◆ **REQUIREMENTS**
In this exercise, print only the lines of the records below from the one with "Convert this chart to Plotly code." through the one with "import plotly.graph_objects as go", inclusive. Pictures are not part of the copy.

----- RAW RECORDS -----

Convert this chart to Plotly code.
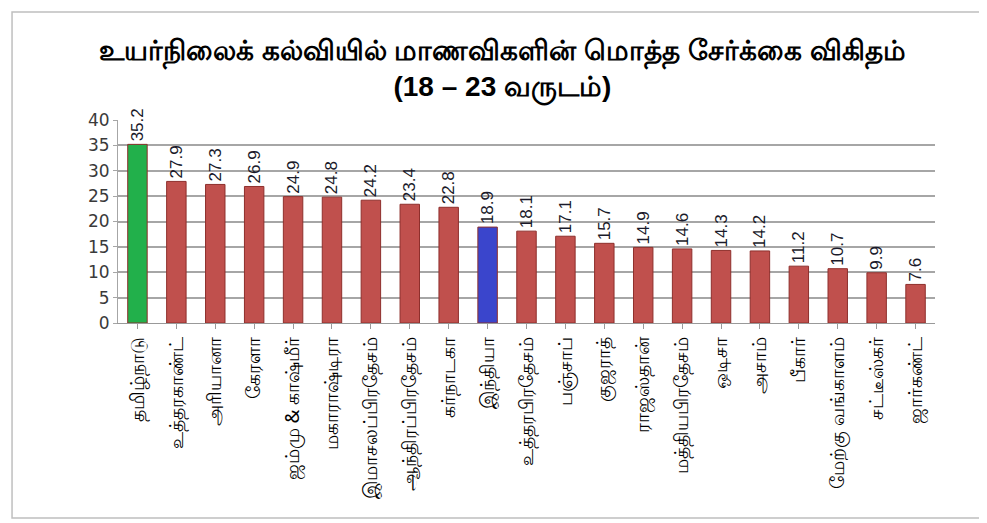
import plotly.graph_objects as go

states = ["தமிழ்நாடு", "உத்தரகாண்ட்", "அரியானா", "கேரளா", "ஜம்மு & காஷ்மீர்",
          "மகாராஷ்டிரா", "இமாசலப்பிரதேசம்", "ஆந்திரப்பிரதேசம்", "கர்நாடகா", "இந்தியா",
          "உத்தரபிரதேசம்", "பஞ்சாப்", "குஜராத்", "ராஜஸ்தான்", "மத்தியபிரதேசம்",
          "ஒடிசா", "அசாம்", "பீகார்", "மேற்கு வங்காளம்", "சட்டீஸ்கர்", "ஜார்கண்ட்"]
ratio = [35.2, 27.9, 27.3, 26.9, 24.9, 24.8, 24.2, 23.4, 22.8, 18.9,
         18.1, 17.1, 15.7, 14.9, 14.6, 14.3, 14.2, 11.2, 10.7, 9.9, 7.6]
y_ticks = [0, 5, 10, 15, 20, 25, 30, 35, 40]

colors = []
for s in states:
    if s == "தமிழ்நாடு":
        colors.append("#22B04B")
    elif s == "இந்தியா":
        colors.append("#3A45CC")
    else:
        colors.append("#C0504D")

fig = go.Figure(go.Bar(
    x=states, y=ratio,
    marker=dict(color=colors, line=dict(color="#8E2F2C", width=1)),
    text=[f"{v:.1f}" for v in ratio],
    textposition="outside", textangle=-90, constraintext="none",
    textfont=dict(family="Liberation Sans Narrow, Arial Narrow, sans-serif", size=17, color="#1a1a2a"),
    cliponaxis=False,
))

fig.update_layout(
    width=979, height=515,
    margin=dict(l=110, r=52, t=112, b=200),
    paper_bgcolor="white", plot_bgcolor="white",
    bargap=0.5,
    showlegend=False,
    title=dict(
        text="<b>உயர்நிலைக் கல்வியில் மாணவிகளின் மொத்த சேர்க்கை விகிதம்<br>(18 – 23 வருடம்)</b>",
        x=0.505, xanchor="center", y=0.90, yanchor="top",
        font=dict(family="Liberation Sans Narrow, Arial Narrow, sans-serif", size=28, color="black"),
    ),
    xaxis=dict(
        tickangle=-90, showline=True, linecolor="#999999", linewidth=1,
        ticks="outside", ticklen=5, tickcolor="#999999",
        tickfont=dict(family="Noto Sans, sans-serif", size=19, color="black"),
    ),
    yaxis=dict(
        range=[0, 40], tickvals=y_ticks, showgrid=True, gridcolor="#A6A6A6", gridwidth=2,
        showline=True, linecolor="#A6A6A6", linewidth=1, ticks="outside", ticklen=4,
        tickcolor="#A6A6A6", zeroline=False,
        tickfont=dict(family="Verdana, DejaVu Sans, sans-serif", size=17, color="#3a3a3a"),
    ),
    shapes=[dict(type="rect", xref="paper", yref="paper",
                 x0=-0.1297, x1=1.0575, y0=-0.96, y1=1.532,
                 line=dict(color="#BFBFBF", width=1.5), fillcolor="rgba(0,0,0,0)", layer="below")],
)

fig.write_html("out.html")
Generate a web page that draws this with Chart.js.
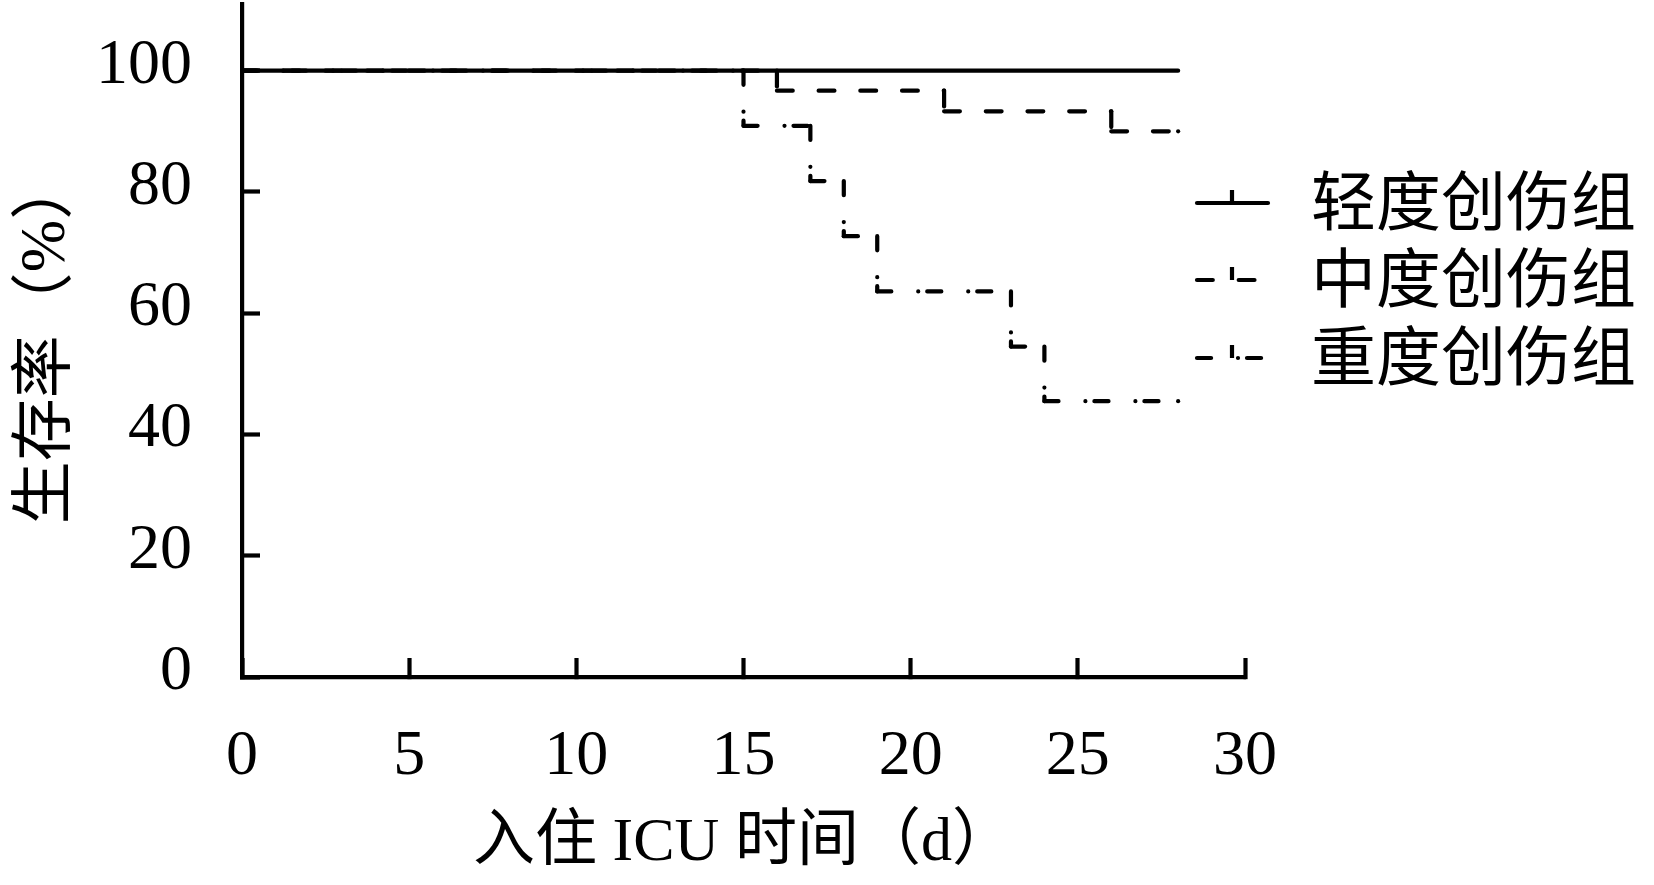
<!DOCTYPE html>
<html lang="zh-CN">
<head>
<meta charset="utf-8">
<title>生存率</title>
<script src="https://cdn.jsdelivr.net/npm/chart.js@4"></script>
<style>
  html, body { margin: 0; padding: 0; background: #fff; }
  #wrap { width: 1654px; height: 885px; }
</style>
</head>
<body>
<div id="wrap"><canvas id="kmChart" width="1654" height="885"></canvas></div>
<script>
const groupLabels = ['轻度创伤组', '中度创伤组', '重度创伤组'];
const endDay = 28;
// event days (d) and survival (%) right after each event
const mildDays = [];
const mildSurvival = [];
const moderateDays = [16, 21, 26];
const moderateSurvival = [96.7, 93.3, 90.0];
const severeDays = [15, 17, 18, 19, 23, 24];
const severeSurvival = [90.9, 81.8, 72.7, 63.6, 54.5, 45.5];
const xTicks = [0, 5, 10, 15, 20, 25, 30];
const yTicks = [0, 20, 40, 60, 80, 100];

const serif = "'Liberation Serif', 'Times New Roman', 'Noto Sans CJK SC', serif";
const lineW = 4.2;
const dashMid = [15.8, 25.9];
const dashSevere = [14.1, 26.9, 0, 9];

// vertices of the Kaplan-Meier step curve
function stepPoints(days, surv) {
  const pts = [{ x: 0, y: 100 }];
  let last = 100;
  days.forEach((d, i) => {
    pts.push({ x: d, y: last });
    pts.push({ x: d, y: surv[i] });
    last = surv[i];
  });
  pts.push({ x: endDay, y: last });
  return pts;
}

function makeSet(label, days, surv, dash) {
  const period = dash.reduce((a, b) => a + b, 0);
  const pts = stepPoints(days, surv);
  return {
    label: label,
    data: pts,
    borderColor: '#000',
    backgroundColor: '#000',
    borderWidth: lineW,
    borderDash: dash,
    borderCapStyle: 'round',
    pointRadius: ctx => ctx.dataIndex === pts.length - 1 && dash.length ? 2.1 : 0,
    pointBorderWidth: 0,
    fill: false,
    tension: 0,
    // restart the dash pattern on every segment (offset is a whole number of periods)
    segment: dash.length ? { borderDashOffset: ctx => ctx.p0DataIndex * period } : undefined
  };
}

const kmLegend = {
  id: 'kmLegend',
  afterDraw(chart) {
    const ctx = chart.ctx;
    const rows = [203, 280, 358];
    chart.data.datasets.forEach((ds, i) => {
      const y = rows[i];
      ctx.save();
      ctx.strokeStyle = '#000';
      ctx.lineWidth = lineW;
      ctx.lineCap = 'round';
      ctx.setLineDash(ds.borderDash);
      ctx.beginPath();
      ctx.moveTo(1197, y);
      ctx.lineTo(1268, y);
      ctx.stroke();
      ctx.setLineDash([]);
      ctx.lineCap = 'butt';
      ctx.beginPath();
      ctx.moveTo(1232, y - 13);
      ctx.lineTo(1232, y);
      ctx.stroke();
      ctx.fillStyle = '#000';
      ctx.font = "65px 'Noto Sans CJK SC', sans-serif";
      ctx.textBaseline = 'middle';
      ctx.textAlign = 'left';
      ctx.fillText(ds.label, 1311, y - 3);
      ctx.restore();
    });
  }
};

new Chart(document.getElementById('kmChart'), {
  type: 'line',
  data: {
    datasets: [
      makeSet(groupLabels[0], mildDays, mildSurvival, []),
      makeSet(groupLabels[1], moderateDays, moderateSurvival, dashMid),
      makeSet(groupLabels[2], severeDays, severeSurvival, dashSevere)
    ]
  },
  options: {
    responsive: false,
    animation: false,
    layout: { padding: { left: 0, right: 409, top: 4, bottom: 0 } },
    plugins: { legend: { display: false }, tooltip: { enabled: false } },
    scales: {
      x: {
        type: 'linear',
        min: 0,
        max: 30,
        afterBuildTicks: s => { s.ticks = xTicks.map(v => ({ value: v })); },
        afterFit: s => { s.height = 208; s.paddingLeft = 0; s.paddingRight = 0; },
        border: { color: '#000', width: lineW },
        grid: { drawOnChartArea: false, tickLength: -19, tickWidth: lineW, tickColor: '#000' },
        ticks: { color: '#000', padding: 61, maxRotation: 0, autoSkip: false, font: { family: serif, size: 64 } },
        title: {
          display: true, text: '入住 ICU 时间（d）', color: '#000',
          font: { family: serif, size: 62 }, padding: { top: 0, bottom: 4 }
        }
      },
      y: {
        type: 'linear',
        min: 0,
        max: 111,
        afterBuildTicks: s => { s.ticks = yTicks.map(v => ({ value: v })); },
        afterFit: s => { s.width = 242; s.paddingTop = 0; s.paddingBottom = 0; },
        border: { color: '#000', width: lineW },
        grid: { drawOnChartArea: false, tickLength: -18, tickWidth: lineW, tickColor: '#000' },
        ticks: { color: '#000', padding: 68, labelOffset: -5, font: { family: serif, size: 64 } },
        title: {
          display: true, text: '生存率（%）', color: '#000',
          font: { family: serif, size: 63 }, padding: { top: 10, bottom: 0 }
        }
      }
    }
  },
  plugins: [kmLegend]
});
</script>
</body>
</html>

-----
----- RAW RECORDS -----

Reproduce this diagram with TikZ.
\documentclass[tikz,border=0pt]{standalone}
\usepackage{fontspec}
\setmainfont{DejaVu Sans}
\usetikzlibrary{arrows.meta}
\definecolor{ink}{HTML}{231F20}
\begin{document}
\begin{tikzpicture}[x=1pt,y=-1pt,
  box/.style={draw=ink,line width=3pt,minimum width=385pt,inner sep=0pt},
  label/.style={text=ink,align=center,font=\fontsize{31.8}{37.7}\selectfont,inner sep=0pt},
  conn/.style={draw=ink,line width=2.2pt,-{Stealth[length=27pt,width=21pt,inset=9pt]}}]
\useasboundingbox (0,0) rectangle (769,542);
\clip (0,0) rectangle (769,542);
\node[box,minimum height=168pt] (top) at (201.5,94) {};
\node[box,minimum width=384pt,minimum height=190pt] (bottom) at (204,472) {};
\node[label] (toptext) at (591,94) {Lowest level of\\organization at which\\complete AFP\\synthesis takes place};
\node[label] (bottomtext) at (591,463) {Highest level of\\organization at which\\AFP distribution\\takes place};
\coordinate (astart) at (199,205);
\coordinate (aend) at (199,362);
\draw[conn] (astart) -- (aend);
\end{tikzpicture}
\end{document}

-----
----- RAW RECORDS -----

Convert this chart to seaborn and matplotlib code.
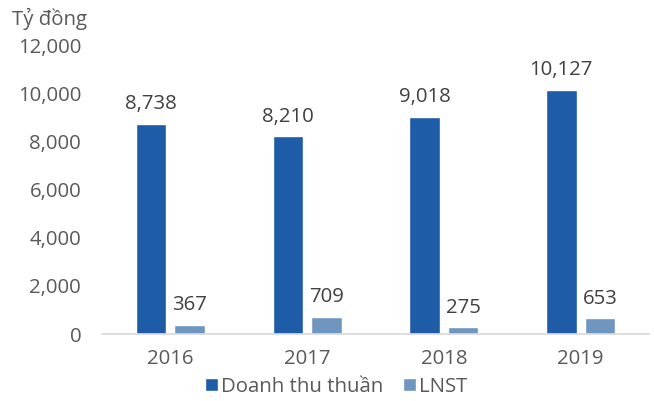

-----

◆ **EXERCISE SOLUTION**
Convert this chart to Plotly code.
import plotly.graph_objects as go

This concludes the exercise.